Figure 5 – CloudEndure agent installation command line.

Step 4: Test Cutover to AWS Region.

When the CloudEndure Migration agent is stalled correctly, the console will display the source machines connected and that the replication is in progress.

Figure 6 – CloudEndure replication logs.

When CloudEndure Migration has completed the initial replication of the source machine, it enters into continuous data replication. In our example, the following image shows that two SPARC Servers on Charon SSP emulators are in this mode.

Figure 7 – CloudEndure replication status.

Once the server is in the continuous data replication state, we are ready to test the migration. We configured the blueprint of the target instance, and in the configuration we selected a different subnet of the virtual private cloud (VPC) from the source instance’s subnet to simulate a migration from AWS Outputs to an Availability Zone.

Assuming a server migration can use a new IP address, in the blueprint we choose to create new private IPs for the target instance. In a real migration scenario, customers will use a runbook and scripts to manage IP changes and DNS updates in the integration points.

In the test environment, the emulated SUN SPARC servers are using multiple Network Interface Cards (NICs). CloudEndure Migration automatically created the same number of NICs in the target server as on the source server. It’s a best practice to configure compliance tags for the target instances in the blueprint so you and the administrators can identify the migrated target instances from the AWS console easily.

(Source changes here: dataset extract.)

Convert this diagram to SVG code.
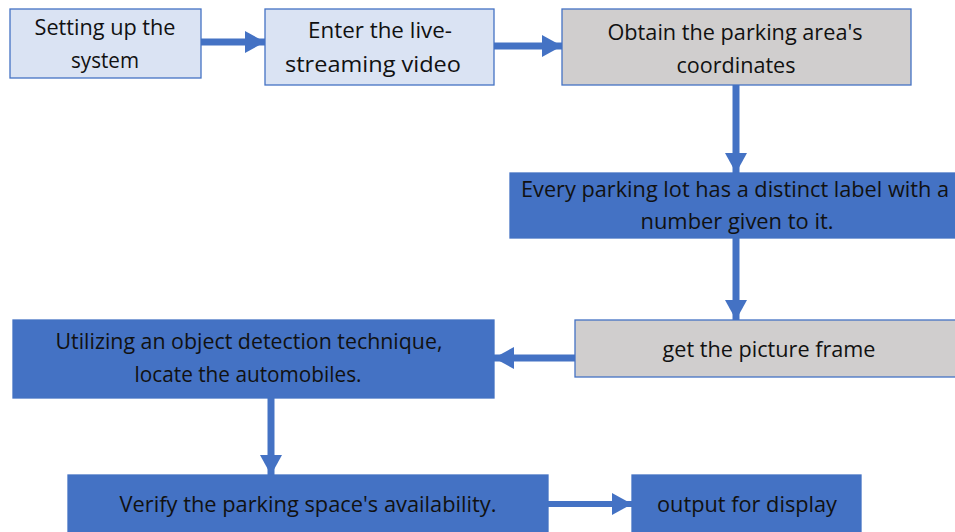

When the blueprint is ready, you can launch the target instance in TEST mode. CloudEndure Migration will catch up on any data block changes from the source server and take a snapshot of the replicated Amazon Elastic Block Store (Amazon EBS) volume. It then creates a target server as configured in the blueprint.

Step 5: NICs Mapping Changes in Charon SSP Emulator

During the migration, new NICs are created in the target server. The NICs configuration in the Charon SSP emulator needs to be updated in order to map the new Interface and MAC address to the SUN SPARC guests.

In the Charon SSP manager, we selected the Ethernet setting and configured the interface to use the newly-created interface and associated MAC address.

Figure 8 – Stromasys Charon-SSP manager settings.

The process of substituting network interfaces and MAC associations is also applicable to the SUN SPARC servers that host Solaris Zones. In this case, customers will need to update the zone configuration to use the newly-created NIC.

The process to update Charon SSP manager settings can be done automatically by using Charon SSP configuration files and running post migration scripts to substitute values in the config file. In the case of migrating SUN SPARC servers with Solaris Zones, you can use Linux tools like Expect to script the Solaris Zone config changes.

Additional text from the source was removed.